How voice played into The Water Coolest’s growth

Satirical in tone and shy of neither profanity nor controversy, Barstool has been described as  “the Bible of Bro culture.

The Water Coolest, founded in 2017, has a similar frat house-friendly voice, which founder Tyler Morin credits in large part for the newsletter’s success.

“One of the weird/unique/cool things about The Water Coolest is that it is very much my voice (love it or hate it),” Morin wrote earlier this year on LinkedIn, adding “staying true to my voice is probably why I ended up at Barstool.”

Readers responded to his light-hearted, boundary-pushing style. The newsletter went  to more than 50,000 subscribers by 2020, Morin told Simon Owens’s Media Newsletter. “I was a finance guy who knew nothing about media,” Morin told They Got Acquired. “I overcame it by making every mistake in the book.”

Savvy social media marketing also helped propel the bootstrapped business. “One of the biggest things we did was work with a lot of Instagram influencers right off the bat,” Morin explained in the newsletter. He noted that he reached out to several popular finance meme accounts when The Water Coolest was just starting.

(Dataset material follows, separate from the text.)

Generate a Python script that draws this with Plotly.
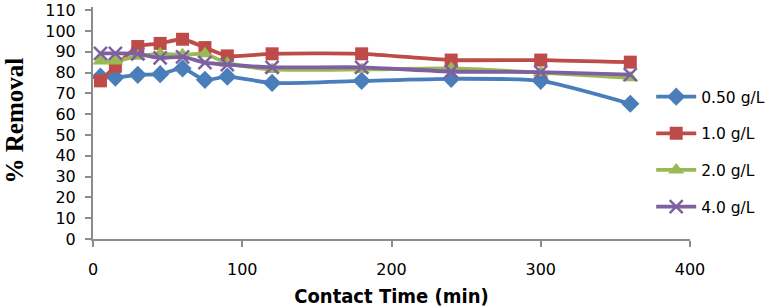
import plotly.graph_objects as go

time_min = [5, 15, 30, 45, 60, 75, 90, 120, 180, 240, 300, 360]
r_050 = [78, 77.6, 78.9, 79.2, 82, 76.5, 78, 75, 76, 77, 76, 65]
r_10 = [76, 83, 92.5, 94, 96, 92, 88, 89, 89, 86, 86, 85]
r_20 = [85.5, 85.6, 87.8, 89, 88.5, 89, 84.5, 81.5, 81.5, 82, 80, 77.5]
r_40 = [89.2, 89.2, 89, 87, 87.5, 84.8, 83.8, 82.5, 82.5, 80.5, 80.2, 79]
y_ticks = [0, 10, 20, 30, 40, 50, 60, 70, 80, 90, 100, 110]
x_ticks = [0, 100, 200, 300, 400]

series = [
    ("0.50 g/L", r_050, "#4A7EBB", "diamond", 14),
    ("1.0 g/L", r_10, "#BE4B48", "square", 13),
    ("2.0 g/L", r_20, "#98B954", "triangle-up", 14),
    ("4.0 g/L", r_40, "#7D60A0", "x-thin", 13),
]

fig = go.Figure()
for i, (name, vals, col, sym, sz) in enumerate(series):
    marker = dict(symbol=sym, size=sz, color=col)
    if sym == "x-thin":
        marker["line"] = dict(color=col, width=2.5)
    fig.add_trace(go.Scatter(
        x=time_min, y=vals, name=name, mode="lines+markers",
        line=dict(color=col, width=3.8, shape="spline", smoothing=0.6),
        marker=marker, legendgroup=f"g{i}",
    ))

axis_col = "#8C8C8C"
fig.update_layout(
    width=784, height=308,
    margin=dict(l=93, r=94, t=7, b=69),
    paper_bgcolor="white", plot_bgcolor="white",
    font=dict(family="DejaVu Sans", size=16, color="black"),
    showlegend=True,
    legend=dict(x=0.935, y=0.685, xanchor="left", yanchor="top",
                font=dict(size=15.5), tracegroupgap=13.5,
                bgcolor="rgba(0,0,0,0)", itemwidth=40),
    xaxis=dict(range=[0, 400], tickvals=x_ticks, showgrid=False, zeroline=False,
               showline=True, linecolor=axis_col, linewidth=2,
               ticks="outside", ticklen=6, tickcolor=axis_col, tickwidth=1.5,
               ticklabelstandoff=9, automargin=False,
               title=dict(text="<b>Contact Time (min)</b>", standoff=12,
                          font=dict(family="DejaVu Sans Condensed", size=20))),
    yaxis=dict(range=[0, 111.5], tickvals=y_ticks, showgrid=False, zeroline=False,
               showline=True, linecolor=axis_col, linewidth=2,
               ticks="outside", ticklen=6, tickcolor=axis_col, tickwidth=1.5,
               ticklabelstandoff=6, automargin=False),
    annotations=[dict(text="<b>% Removal</b>", xref="paper", yref="paper",
                      x=-0.131, y=0.51, xanchor="center", yanchor="middle",
                      textangle=-90, showarrow=False,
                      font=dict(family="Liberation Serif", size=25, color="black"))],
)

fig.write_html("out.html")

“They were really great and helpful about getting the word out about us,” Morin said. “They were pretty cheap compared to what you’d be paying for Facebook and Instagram ads to reach the same number of subscribers.”

By the time he sold the newsletter in 2021, with just Morin and a few contractors working on the business, the newsletter had 100,000 subscribers.

How Barstool and The Water Coolest connected

Meanwhile, Barstool had hired a single writer, Michael McCarthy (known as “Large” on the site), to expand into the finance space in 2018. With its growing audience, similar tone and newsletter-focused business model, The Water Coolest grabbed the attention of McCarthy and Barstool, which was looking to increase its finance coverage, Benzinga reported.

“Tyler has the uncanny ability to make people smarter without putting them to sleep,” McCarthy said of Morin, calling The Water Coolest “more engaging and more honest than the others out there.”

Morin was also a fan of Barstool. Selling had crossed his mind, but he wasn’t serious about it, he told They Got Acquired. But the approach from Barstool made him think harder about a potential sale. “Barstool was the only place I wanted to sell to,” Morin said.

Morin first appeared in several pieces of Barstool video content with McCarthy. Then, in 2021, Barstool acquired the business for an undisclosed amount. No terms of the deal were made public, but Morin told us “it was a crash course in negotiation.”

A twist in the tale of The Water Coolest acquisition

After the sale, Morin stayed on at Barstool, where he continued working on The Water Coolest and contributing to the site’s finance offerings. “I was afraid to give up editorial control. Luckily with Barstool I had 100% autonomy,” Morin told us.

Then in August 2023, Barstool’s controversial founder, Dave Portnoy, bought the business back from then owner, Penn Entertainment, and laid off staff shortly after, the NY Post reported. He said taking the company private again would allow the business more freedom of expression free from regulatory scrutiny.

“For the first time in forever, we don’t have to watch what we say, how we talk, what we do,” Portnoy said. “It’s back to the pirate ship.”

That opened an opportunity for Morin and The Water Coolest. In October 2023, Morin struck a deal to buy his business back from Barstool for undisclosed terms. He announced the change on Twitter:

“After nearly two years at Barstool, The Water Coolest is going independent (again). And I’ll be in the driver’s seat, which means not a damn thing is going to change,” Morin wrote.